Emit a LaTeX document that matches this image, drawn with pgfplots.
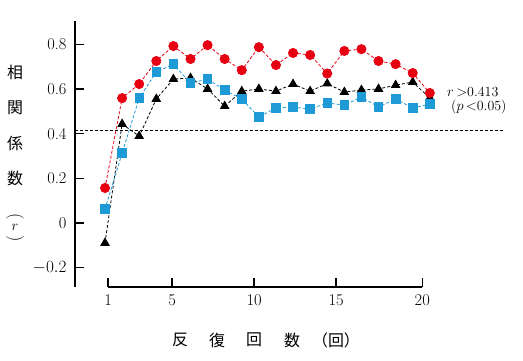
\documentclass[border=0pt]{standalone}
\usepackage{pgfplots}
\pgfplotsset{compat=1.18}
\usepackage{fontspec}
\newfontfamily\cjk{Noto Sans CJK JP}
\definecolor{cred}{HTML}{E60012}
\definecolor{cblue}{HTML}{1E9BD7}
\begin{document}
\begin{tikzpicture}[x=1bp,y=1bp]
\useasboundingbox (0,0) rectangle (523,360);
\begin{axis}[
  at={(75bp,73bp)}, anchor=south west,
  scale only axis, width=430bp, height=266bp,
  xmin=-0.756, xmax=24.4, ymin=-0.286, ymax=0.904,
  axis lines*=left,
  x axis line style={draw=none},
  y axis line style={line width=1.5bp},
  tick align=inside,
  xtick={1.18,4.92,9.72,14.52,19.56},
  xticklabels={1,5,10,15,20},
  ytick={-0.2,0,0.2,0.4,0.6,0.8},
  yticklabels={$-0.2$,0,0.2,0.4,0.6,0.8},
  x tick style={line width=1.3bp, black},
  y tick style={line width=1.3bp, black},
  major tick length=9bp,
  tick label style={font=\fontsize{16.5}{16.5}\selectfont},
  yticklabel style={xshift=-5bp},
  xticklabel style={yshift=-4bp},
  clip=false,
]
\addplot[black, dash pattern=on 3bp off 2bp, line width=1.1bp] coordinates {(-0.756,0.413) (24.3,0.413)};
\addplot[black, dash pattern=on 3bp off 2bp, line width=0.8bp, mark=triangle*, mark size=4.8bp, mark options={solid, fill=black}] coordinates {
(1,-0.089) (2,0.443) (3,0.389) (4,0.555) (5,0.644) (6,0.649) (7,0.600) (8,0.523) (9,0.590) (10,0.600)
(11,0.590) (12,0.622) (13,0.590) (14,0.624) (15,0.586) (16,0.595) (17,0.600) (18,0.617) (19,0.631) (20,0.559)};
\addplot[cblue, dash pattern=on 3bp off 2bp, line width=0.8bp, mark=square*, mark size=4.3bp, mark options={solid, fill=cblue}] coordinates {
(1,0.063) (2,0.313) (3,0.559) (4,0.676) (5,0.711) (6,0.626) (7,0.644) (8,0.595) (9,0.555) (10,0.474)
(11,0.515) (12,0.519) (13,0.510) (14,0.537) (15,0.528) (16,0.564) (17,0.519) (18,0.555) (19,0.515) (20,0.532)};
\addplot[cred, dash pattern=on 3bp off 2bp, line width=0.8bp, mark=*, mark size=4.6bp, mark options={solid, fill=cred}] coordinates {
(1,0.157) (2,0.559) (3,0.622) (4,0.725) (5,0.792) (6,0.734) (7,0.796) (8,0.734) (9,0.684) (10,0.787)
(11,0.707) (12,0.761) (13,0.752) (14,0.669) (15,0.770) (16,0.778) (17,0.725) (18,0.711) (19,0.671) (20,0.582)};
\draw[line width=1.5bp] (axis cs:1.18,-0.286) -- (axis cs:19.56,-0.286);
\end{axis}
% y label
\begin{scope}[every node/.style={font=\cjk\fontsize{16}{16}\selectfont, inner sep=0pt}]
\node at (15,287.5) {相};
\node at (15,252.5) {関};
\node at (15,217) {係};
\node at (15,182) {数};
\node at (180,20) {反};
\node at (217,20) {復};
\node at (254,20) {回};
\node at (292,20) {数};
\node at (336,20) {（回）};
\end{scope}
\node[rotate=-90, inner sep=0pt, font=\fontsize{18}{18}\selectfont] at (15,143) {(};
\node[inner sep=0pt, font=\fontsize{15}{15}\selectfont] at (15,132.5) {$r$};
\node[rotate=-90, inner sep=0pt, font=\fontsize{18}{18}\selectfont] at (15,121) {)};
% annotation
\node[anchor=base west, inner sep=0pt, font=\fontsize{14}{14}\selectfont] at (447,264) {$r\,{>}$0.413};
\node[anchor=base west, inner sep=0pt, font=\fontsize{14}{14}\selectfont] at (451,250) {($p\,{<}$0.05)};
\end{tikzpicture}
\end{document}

——

▶ _SHORT PROBLEM_: Omit each picture, then return all of the listing exactly as it stands.

▶ _WRITTEN REPLY_:
Emit a LaTeX document that matches this image, drawn with pgfplots.
\documentclass[border=0pt]{standalone}
\usepackage{pgfplots}
\pgfplotsset{compat=1.18}
\usepackage{fontspec}
\newfontfamily\cjk{Noto Sans CJK JP}
\definecolor{cred}{HTML}{E60012}
\definecolor{cblue}{HTML}{1E9BD7}
\begin{document}
\begin{tikzpicture}[x=1bp,y=1bp]
\useasboundingbox (0,0) rectangle (523,360);
\begin{axis}[
  at={(75bp,73bp)}, anchor=south west,
  scale only axis, width=430bp, height=266bp,
  xmin=-0.756, xmax=24.4, ymin=-0.286, ymax=0.904,
  axis lines*=left,
  x axis line style={draw=none},
  y axis line style={line width=1.5bp},
  tick align=inside,
  xtick={1.18,4.92,9.72,14.52,19.56},
  xticklabels={1,5,10,15,20},
  ytick={-0.2,0,0.2,0.4,0.6,0.8},
  yticklabels={$-0.2$,0,0.2,0.4,0.6,0.8},
  x tick style={line width=1.3bp, black},
  y tick style={line width=1.3bp, black},
  major tick length=9bp,
  tick label style={font=\fontsize{16.5}{16.5}\selectfont},
  yticklabel style={xshift=-5bp},
  xticklabel style={yshift=-4bp},
  clip=false,
]
\addplot[black, dash pattern=on 3bp off 2bp, line width=1.1bp] coordinates {(-0.756,0.413) (24.3,0.413)};
\addplot[black, dash pattern=on 3bp off 2bp, line width=0.8bp, mark=triangle*, mark size=4.8bp, mark options={solid, fill=black}] coordinates {
(1,-0.089) (2,0.443) (3,0.389) (4,0.555) (5,0.644) (6,0.649) (7,0.600) (8,0.523) (9,0.590) (10,0.600)
(11,0.590) (12,0.622) (13,0.590) (14,0.624) (15,0.586) (16,0.595) (17,0.600) (18,0.617) (19,0.631) (20,0.559)};
\addplot[cblue, dash pattern=on 3bp off 2bp, line width=0.8bp, mark=square*, mark size=4.3bp, mark options={solid, fill=cblue}] coordinates {
(1,0.063) (2,0.313) (3,0.559) (4,0.676) (5,0.711) (6,0.626) (7,0.644) (8,0.595) (9,0.555) (10,0.474)
(11,0.515) (12,0.519) (13,0.510) (14,0.537) (15,0.528) (16,0.564) (17,0.519) (18,0.555) (19,0.515) (20,0.532)};
\addplot[cred, dash pattern=on 3bp off 2bp, line width=0.8bp, mark=*, mark size=4.6bp, mark options={solid, fill=cred}] coordinates {
(1,0.157) (2,0.559) (3,0.622) (4,0.725) (5,0.792) (6,0.734) (7,0.796) (8,0.734) (9,0.684) (10,0.787)
(11,0.707) (12,0.761) (13,0.752) (14,0.669) (15,0.770) (16,0.778) (17,0.725) (18,0.711) (19,0.671) (20,0.582)};
\draw[line width=1.5bp] (axis cs:1.18,-0.286) -- (axis cs:19.56,-0.286);
\end{axis}
% y label
\begin{scope}[every node/.style={font=\cjk\fontsize{16}{16}\selectfont, inner sep=0pt}]
\node at (15,287.5) {相};
\node at (15,252.5) {関};
\node at (15,217) {係};
\node at (15,182) {数};
\node at (180,20) {反};
\node at (217,20) {復};
\node at (254,20) {回};
\node at (292,20) {数};
\node at (336,20) {（回）};
\end{scope}
\node[rotate=-90, inner sep=0pt, font=\fontsize{18}{18}\selectfont] at (15,143) {(};
\node[inner sep=0pt, font=\fontsize{15}{15}\selectfont] at (15,132.5) {$r$};
\node[rotate=-90, inner sep=0pt, font=\fontsize{18}{18}\selectfont] at (15,121) {)};
% annotation
\node[anchor=base west, inner sep=0pt, font=\fontsize{14}{14}\selectfont] at (447,264) {$r\,{>}$0.413};
\node[anchor=base west, inner sep=0pt, font=\fontsize{14}{14}\selectfont] at (451,250) {($p\,{<}$0.05)};
\end{tikzpicture}
\end{document}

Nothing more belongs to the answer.